It’s essential that your pet has clear vision and healthy eyes so they can connect with the world around them. Here are a few ways you can stay on top of your pet’s eye health next year:
Take a look at your pet’s eyes every day to make sure they’re healthy.
Your dog or cat should have eyes that are moist, bright, and clear, with no redness in the whites of the eyes. Any dirt, discharge, or swelling could be cause for concern. Speak with your vet if you have any questions at all about your pet’s eye health. Eye diseases can be dangerous, so it’s better to be safe than sorry.
You can carefully clean your pet’s eyes at home to stave off any risk of infection.
Use a soft, damp washcloth (with nothing on it except water) to gently clean around your pet's eyes and remove any dirt. Don’t wipe your pet’s eyeball — just clean the area around the eye, and remember to not use any soap or shampoo. Alternatively, you can use damp cotton balls instead of a washcloth. For dogs, you can also clean their face and eyes when you’re giving them a bath.

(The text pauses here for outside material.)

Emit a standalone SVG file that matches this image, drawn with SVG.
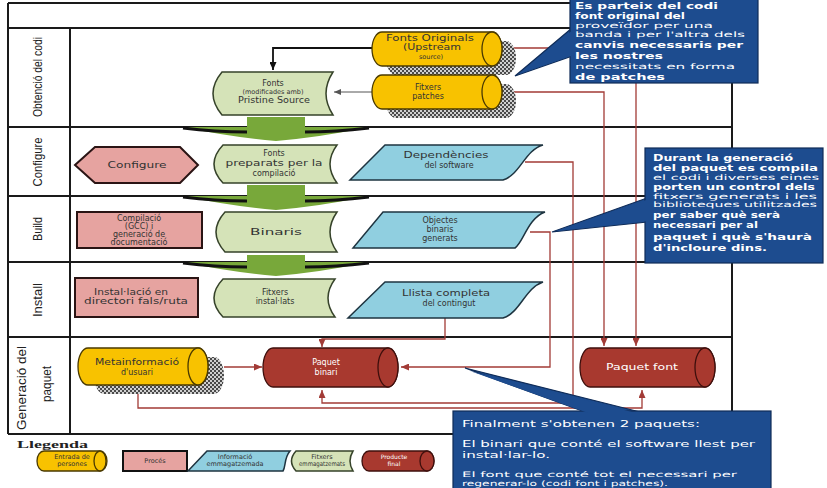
<svg xmlns="http://www.w3.org/2000/svg" width="827" height="488" viewBox="0 0 827 488">
<defs>
<pattern id="chk" width="4" height="4" patternUnits="userSpaceOnUse">
<rect width="4" height="4" fill="#d0d0d0"/>
<rect width="2" height="2" fill="#4a4a4a"/>
<rect x="2" y="2" width="2" height="2" fill="#4a4a4a"/>
</pattern>
<marker id="ar" markerWidth="8" markerHeight="7" refX="8" refY="3.5" orient="auto" markerUnits="userSpaceOnUse"><path d="M0,0 L8,3.5 L0,7 z" fill="#a23b36"/></marker>
<marker id="ab" markerWidth="8" markerHeight="7" refX="8" refY="3.5" orient="auto" markerUnits="userSpaceOnUse"><path d="M0,0 L8,3.5 L0,7 z" fill="#111"/></marker>
<marker id="ag" markerWidth="7" markerHeight="6" refX="7" refY="3" orient="auto" markerUnits="userSpaceOnUse"><path d="M0,0 L7,3 L0,6 z" fill="#555"/></marker>
</defs>
<style>
.ln{stroke:#1a1a1a;stroke-width:2;fill:none}
.lbl{font-family:"Liberation Sans",Arial,sans-serif;font-size:12px;fill:#222;text-anchor:middle}
.t{font-family:"DejaVu Sans",Verdana,sans-serif;font-size:8px;fill:#333;text-anchor:middle}
.ts{font-family:"DejaVu Sans",Verdana,sans-serif;font-size:6.5px;fill:#333;text-anchor:middle}
.tw{font-family:"DejaVu Sans",Verdana,sans-serif;font-size:8px;fill:#fff;text-anchor:middle}
.tws{font-family:"DejaVu Sans",Verdana,sans-serif;font-size:6px;fill:#fff;text-anchor:middle}
.yel{fill:#f8c200;stroke:#4a3a00;stroke-width:1.3}
.red{fill:#a8392f;stroke:#3e0f0c;stroke-width:1.3}
.pink{fill:#e6a3a0;stroke:#2a1414;stroke-width:2}
.grn{fill:#d5e3b8;stroke:#36432a;stroke-width:1.5}
.blu{fill:#90cfe0;stroke:#1e3440;stroke-width:1.5}
.shd{fill:url(#chk)}
.ga{fill:#78a83a}
.rl{stroke:#a23b36;stroke-width:1.3;fill:none}
.call{fill:#1d4c8f;stroke:#0f2c58;stroke-width:1.2}
.ct{font-family:"DejaVu Sans",Verdana,sans-serif;font-size:9.5px;fill:#fff;font-weight:bold}
.cs{font-family:"DejaVu Sans",Verdana,sans-serif;font-size:7.5px;fill:#fff}
.cn{font-family:"DejaVu Sans",Verdana,sans-serif;font-size:9.5px;fill:#fff}
</style>
<rect width="827" height="488" fill="#fff"/>

<g id="frame">
<path class="ln" d="M8,3 H732 M8,28 H732 M8,127 H732 M8,196 H732 M8,262 H732 M8,337 H732 M8,434 H732 M8,3 V434 M70,28 V434 M732,3 V434"/>
<text class="lbl" transform="translate(42,77) rotate(-90)" textLength="80" lengthAdjust="spacingAndGlyphs">Obtenció del codi</text>
<text class="lbl" transform="translate(42,162) rotate(-90)" textLength="49" lengthAdjust="spacingAndGlyphs">Configure</text>
<text class="lbl" transform="translate(42,229) rotate(-90)" textLength="24" lengthAdjust="spacingAndGlyphs">Build</text>
<text class="lbl" transform="translate(42,300) rotate(-90)" textLength="34" lengthAdjust="spacingAndGlyphs">Install</text>
<text class="lbl" transform="translate(26,388) rotate(-90)" textLength="84" lengthAdjust="spacingAndGlyphs">Generació del</text>
<text class="lbl" transform="translate(51,384) rotate(-90)" textLength="36" lengthAdjust="spacingAndGlyphs">paquet</text>
</g>

<g id="flow-arrows">
<path class="ga" d="M183,127 L369,127 Q322,137 276,141 Q230,137 183,127 Z"/>
<path d="M183,128 Q215,132 247,132 M305,132 Q335,132 369,128" stroke="#111" stroke-width="3" fill="none"/>
<rect class="ga" x="247" y="117" width="58" height="15"/>
<path class="ga" d="M183,196 L369,196 Q322,206 276,210 Q230,206 183,196 Z"/>
<path d="M183,197 Q215,201 247,201 M305,201 Q335,201 369,197" stroke="#111" stroke-width="3" fill="none"/>
<rect class="ga" x="247" y="185" width="58" height="15"/>
<path class="ga" d="M183,262 L369,262 Q322,272 276,276 Q230,272 183,262 Z"/>
<path d="M183,263 Q215,267 247,267 M305,267 Q335,267 369,263" stroke="#111" stroke-width="3" fill="none"/>
<rect class="ga" x="247" y="255" width="58" height="11"/>
</g>

<g id="connectors">
<path d="M372,48 H273 V70" stroke="#111" stroke-width="1.8" fill="none" marker-end="url(#ab)"/>
<path d="M372,92 H334" stroke="#555" stroke-width="1" fill="none" marker-end="url(#ag)"/>
<path class="rl" d="M512,48 H636 V346" marker-end="url(#ar)"/>
<path class="rl" d="M512,92 H604 V346" marker-end="url(#ar)"/>
<path class="rl" d="M525,162 H573 V403 H322 V390" marker-end="url(#ar)"/>
<path class="rl" d="M138,386 V408 H642 V390" marker-end="url(#ar)"/>
<path class="rl" d="M530,232 H550 V367 H401" marker-end="url(#ar)"/>
<path class="rl" d="M445,318 V339 H322 V347" marker-end="url(#ar)"/>
<path class="rl" d="M224,367 H262" marker-end="url(#ar)"/>
</g>

<g id="n-fonts-originals">
<path class="shd" d="M396,41 L506,41 A10,17 0 0 1 506,75 L396,75 A10,17 0 0 1 396,41 Z"/>
<path class="yel" d="M382,32 L492,32 A10,17 0 0 1 492,66 L382,66 A10,17 0 0 1 382,32 Z"/>
<ellipse class="yel" cx="492" cy="49" rx="10" ry="17"/>
<text class="t" x="430" y="41" textLength="88" lengthAdjust="spacingAndGlyphs">Fonts Originals</text>
<text class="t" x="432" y="50" textLength="58" lengthAdjust="spacingAndGlyphs">(Upstream</text>
<text class="ts" x="431" y="59">source)</text>
</g>

<g id="n-patches">
<path class="shd" d="M396,84 L506,84 A10,17 0 0 1 506,118 L396,118 A10,17 0 0 1 396,84 Z"/>
<path class="yel" d="M382,75 L492,75 A10,17 0 0 1 492,109 L382,109 A10,17 0 0 1 382,75 Z"/>
<ellipse class="yel" cx="492" cy="92" rx="10" ry="17"/>
<text class="t" x="428" y="90">Fitxers</text>
<text class="t" x="428" y="99">patches</text>
</g>

<g id="n-fonts-modif">
<path class="grn" d="M222,72 L333,72 Q319,93.5 333,115 L222,115 Q204,93.5 222,72 Z"/>
<text class="t" x="273" y="86">Fonts</text>
<text class="ts" x="273" y="94">(modificades amb)</text>
<text class="t" x="274" y="103" textLength="72" lengthAdjust="spacingAndGlyphs">Pristine Source</text>
</g>

<g id="n-configure">
<polygon class="pink" points="75,165 95,147 180,147 198,165 180,183 95,183"/>
<text class="t" x="137" y="168" textLength="59" lengthAdjust="spacingAndGlyphs">Configure</text>
</g>

<g id="n-fonts-prep">
<path class="grn" d="M223,145 L337,145 Q323,164 337,183 L223,183 Q205,164 223,145 Z"/>
<text class="t" x="274" y="156">Fonts</text>
<text class="t" x="274" y="166" textLength="97" lengthAdjust="spacingAndGlyphs">preparats per la</text>
<text class="t" x="274" y="176">compilació</text>
</g>

<g id="n-dependencies">
<path class="blu" d="M385,145 L543,145 C525,150 520,175 503,180 L350,180 Z"/>
<text class="t" x="446" y="158" textLength="85" lengthAdjust="spacingAndGlyphs">Dependències</text>
<text class="t" x="449" y="168">del software</text>
</g>

<g id="n-compilacio">
<rect class="pink" x="77" y="212" width="125" height="36"/>
<text class="t" x="139" y="221">Compilació</text>
<text class="t" x="139" y="229">(GCC) i</text>
<text class="t" x="139" y="237">generació de</text>
<text class="t" x="139" y="245">documentació</text>
</g>

<g id="n-binaris">
<path class="grn" d="M225,212 L337,212 Q323,232 337,252 L225,252 Q207,232 225,212 Z"/>
<text class="t" x="276" y="235" textLength="52" lengthAdjust="spacingAndGlyphs">Binaris</text>
</g>

<g id="n-objectes">
<path class="blu" d="M383,212 L545,212 C528,218 523,243 515,248 L353,248 Z"/>
<text class="t" x="440" y="223">Objectes</text>
<text class="t" x="440" y="232">binaris</text>
<text class="t" x="440" y="241">generats</text>
</g>

<g id="n-installacio">
<rect class="pink" x="75" y="278" width="123" height="39"/>
<text class="t" x="131" y="295" textLength="74" lengthAdjust="spacingAndGlyphs">Instal·lació en</text>
<text class="t" x="136" y="304" textLength="104" lengthAdjust="spacingAndGlyphs">directori fals/ruta</text>
</g>

<g id="n-fitxers-inst">
<path class="grn" d="M223,279 L335,279 Q321,298 335,317 L223,317 Q205,298 223,279 Z"/>
<text class="t" x="275" y="295">Fitxers</text>
<text class="t" x="275" y="304">instal·lats</text>
</g>

<g id="n-llista">
<path class="blu" d="M385,282 L543,282 C525,288 520,313 503,318 L348,318 Z"/>
<text class="t" x="446" y="296" textLength="88" lengthAdjust="spacingAndGlyphs">Llista completa</text>
<text class="t" x="449" y="306">del contingut</text>
</g>

<g id="n-metainfo">
<path class="shd" d="M104,357 L214,357 A10,18.5 0 0 1 214,394 L104,394 A10,18.5 0 0 1 104,357 Z"/>
<path class="yel" d="M88,348 L198,348 A10,18.5 0 0 1 198,385 L88,385 A10,18.5 0 0 1 88,348 Z"/>
<ellipse class="yel" cx="198" cy="366.5" rx="10" ry="18.5"/>
<text class="t" x="137" y="365" textLength="84" lengthAdjust="spacingAndGlyphs">Metainformació</text>
<text class="t" x="137" y="375">d'usuari</text>
</g>

<g id="n-paquet-binari">
<path class="red" d="M273,348 L388,348 A10,19.5 0 0 1 388,387 L273,387 A10,19.5 0 0 1 273,348 Z"/>
<ellipse class="red" cx="388" cy="367.5" rx="10" ry="19.5"/>
<text class="tw" x="326" y="365">Paquet</text>
<text class="tw" x="326" y="375">binari</text>
</g>

<g id="n-paquet-font">
<path class="red" d="M590,348 L705,348 A10,19.5 0 0 1 705,387 L590,387 A10,19.5 0 0 1 590,348 Z"/>
<ellipse class="red" cx="705" cy="367.5" rx="10" ry="19.5"/>
<text class="tw" x="642" y="370" textLength="72" lengthAdjust="spacingAndGlyphs">Paquet font</text>
</g>

<g id="legend">
<text x="17" y="448" font-family="Liberation Serif,serif" font-size="10" font-weight="bold" fill="#222" textLength="71" lengthAdjust="spacingAndGlyphs">Llegenda</text>
<path class="yel" d="M44,451 L100,451 A7,10 0 0 1 100,471 L44,471 A7,10 0 0 1 44,451 Z"/>
<ellipse class="yel" cx="100" cy="461" rx="6" ry="10"/>
<text class="ts" x="72" y="459">Entrada de</text>
<text class="ts" x="72" y="466">persones</text>
<rect x="123" y="451" width="64" height="20" fill="#e6a3a0" stroke="#111" stroke-width="2"/>
<text class="ts" x="155" y="463">Procés</text>
<path class="blu" d="M207,451 L290,451 C284,458 286,466 283,471 L188,471 Z"/>
<text class="ts" x="235" y="459">Informació</text>
<text class="ts" x="235" y="466">emmagatzemada</text>
<path class="grn" d="M296,451 L353,451 Q347,461 353,471 L296,471 Q287,461 296,451 Z"/>
<text class="ts" x="322" y="459">Fitxers</text>
<text class="ts" x="322" y="466" textLength="46" lengthAdjust="spacingAndGlyphs">emmagatzemats</text>
<path class="red" d="M369,451 L427,451 A7,10 0 0 1 427,471 L369,471 A7,10 0 0 1 369,451 Z"/>
<ellipse class="red" cx="427" cy="461" rx="7" ry="10"/>
<text class="tws" x="394" y="459">Producte</text>
<text class="tws" x="394" y="466">final</text>
</g>

<g id="callout-top">
<polygon class="call" points="572,28 515,76 572,56"/>
<rect class="call" x="570" y="-2" width="188" height="85"/>
<polygon points="574,29 519,74 574,55" fill="#1d4c8f"/>
<text class="ct" x="575" y="9" textLength="143" lengthAdjust="spacingAndGlyphs">Es parteix del codi</text>
<text class="ct" x="575" y="19" textLength="110" lengthAdjust="spacingAndGlyphs">font original del</text>
<text class="cs" x="575" y="28" textLength="138" lengthAdjust="spacingAndGlyphs">proveïdor per una</text>
<text class="cs" x="575" y="37" textLength="170" lengthAdjust="spacingAndGlyphs">banda i per l'altra dels</text>
<text class="ct" x="575" y="48" textLength="168" lengthAdjust="spacingAndGlyphs">canvis necessaris per</text>
<text class="ct" x="575" y="59" textLength="88" lengthAdjust="spacingAndGlyphs">les nostres</text>
<text class="cs" x="575" y="69" textLength="160" lengthAdjust="spacingAndGlyphs">necessitats en forma</text>
<text class="ct" x="575" y="80" textLength="90" lengthAdjust="spacingAndGlyphs">de patches</text>
</g>

<g id="callout-mid">
<polygon class="call" points="647,198 552,232 647,222"/>
<rect class="call" x="645" y="148" width="178" height="115"/>
<polygon points="649,199 556,231 649,221" fill="#1d4c8f"/>
<text class="ct" x="653" y="161" textLength="140" lengthAdjust="spacingAndGlyphs">Durant la generació</text>
<text class="ct" x="653" y="171" textLength="165" lengthAdjust="spacingAndGlyphs">del paquet es compila</text>
<text class="cs" x="653" y="180" textLength="166" lengthAdjust="spacingAndGlyphs">el codi i diverses eines</text>
<text class="ct" x="653" y="190" textLength="162" lengthAdjust="spacingAndGlyphs">porten un control dels</text>
<text class="cs" x="653" y="199" textLength="164" lengthAdjust="spacingAndGlyphs">fitxers generats i les</text>
<text class="cs" x="653" y="207" textLength="164" lengthAdjust="spacingAndGlyphs">biblioteques utilitzades</text>
<text class="ct" x="653" y="218" textLength="127" lengthAdjust="spacingAndGlyphs">per saber què serà</text>
<text class="ct" x="653" y="228" textLength="105" lengthAdjust="spacingAndGlyphs">necessari per al</text>
<text class="ct" x="653" y="240" textLength="159" lengthAdjust="spacingAndGlyphs">paquet i què s'haurà</text>
<text class="ct" x="653" y="251" textLength="114" lengthAdjust="spacingAndGlyphs">d'incloure dins.</text>
</g>

<g id="callout-bottom">
<polygon class="call" points="465,368 585,412 640,412"/>
<rect class="call" x="453" y="411" width="318" height="80"/>
<polygon points="470,371 588,413 636,413" fill="#1d4c8f"/>
<text class="cn" x="462" y="427" textLength="238" lengthAdjust="spacingAndGlyphs">Finalment s'obtenen 2 paquets:</text>
<text class="cn" x="462" y="447" textLength="293" lengthAdjust="spacingAndGlyphs">El binari que conté el software llest per</text>
<text class="cn" x="462" y="458" textLength="88" lengthAdjust="spacingAndGlyphs">instal·lar-lo.</text>
<text class="cs" x="462" y="477" textLength="275" lengthAdjust="spacingAndGlyphs">El font que conté tot el necessari per</text>
<text class="cs" x="462" y="486" textLength="206" lengthAdjust="spacingAndGlyphs">regenerar-lo (codi font i patches).</text>
</g>
</svg>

According to Only Natural Pet, the following eye conditions or disorders are common in dogs:
- Conjunctivitis (pinkeye): Symptoms of this condition can include redness, discomfort, excessive tear production, and discharge.
- Glaucoma: Glaucoma often causes dilated pupils, cloudy eyes, and discomfort. It can also cause blindness if it’s not caught early.
- Cherry eye: This condition affects a dog’s third eyelid, causing the red gland to prolapse over the white of the eye.
- Cataracts: Cataracts are cloudy spots that appear on the lens of your dog’s eye. They can happen in dogs of any age.
These eye conditions and disorders are common in cats:
- Corneal ulcers: Especially common in outdoor cats, corneal ulcers often cause inflammation, itching, redness, and discharge and can be serious.
- Uveitis: Uveitis (inflammation of the vascular tissues) can have one of a few different causes. Symptoms include tearing, redness, discharge, swelling, and poor vision.
- Glaucoma: Eyes that look red, cloudy, swollen, and/or sore may signal glaucoma.
Familiarize yourself with the signs and symptoms of these and other eye disorders. Once familiarized, you will then be able to decide whether you need to speak with your vet if you ever notice anything amiss with your pet’s eyes.
It’s also important to note that some breeds are more at-risk for poor eye health than others. For example, Persian cats have very large eyes, making them more prone to infections. And collies and other herding dogs commonly have eye anomalies. Learning more about your pet’s breed and DNA can help you get a feel for any potential eye conditions they might develop down the road.
Hydration and nutrition are important to keep every part of the body running smoothly, including the eyes! You don’t want your pet’s eyes to get dry, so make sure to provide plenty of fresh water every day.
Speak with your vet about the best diet for eye health, too. For dogs, you might consider adding eye superfoods such as blueberries, broccoli, and carrots to their kibble if your vet recommends it and says it is safe to do so. Always speak with your vet prior to changing your dog or cats food and/or before adding new food into your pet's diet.
Whether you’ve noticed symptoms of an eye disease or not, it’s important to make sure a qualified veterinarian is looking at your pet’s eyes on a regular basis. Just like you have regular checkups at the eye doctor, your pet needs regular eye checkups, too!
During this time, your vet can get an up-close look at your pet’s eyes to make sure nothing is wrong. You’ll also be able to bring up any questions or concerns that you might have regarding your pets overall health.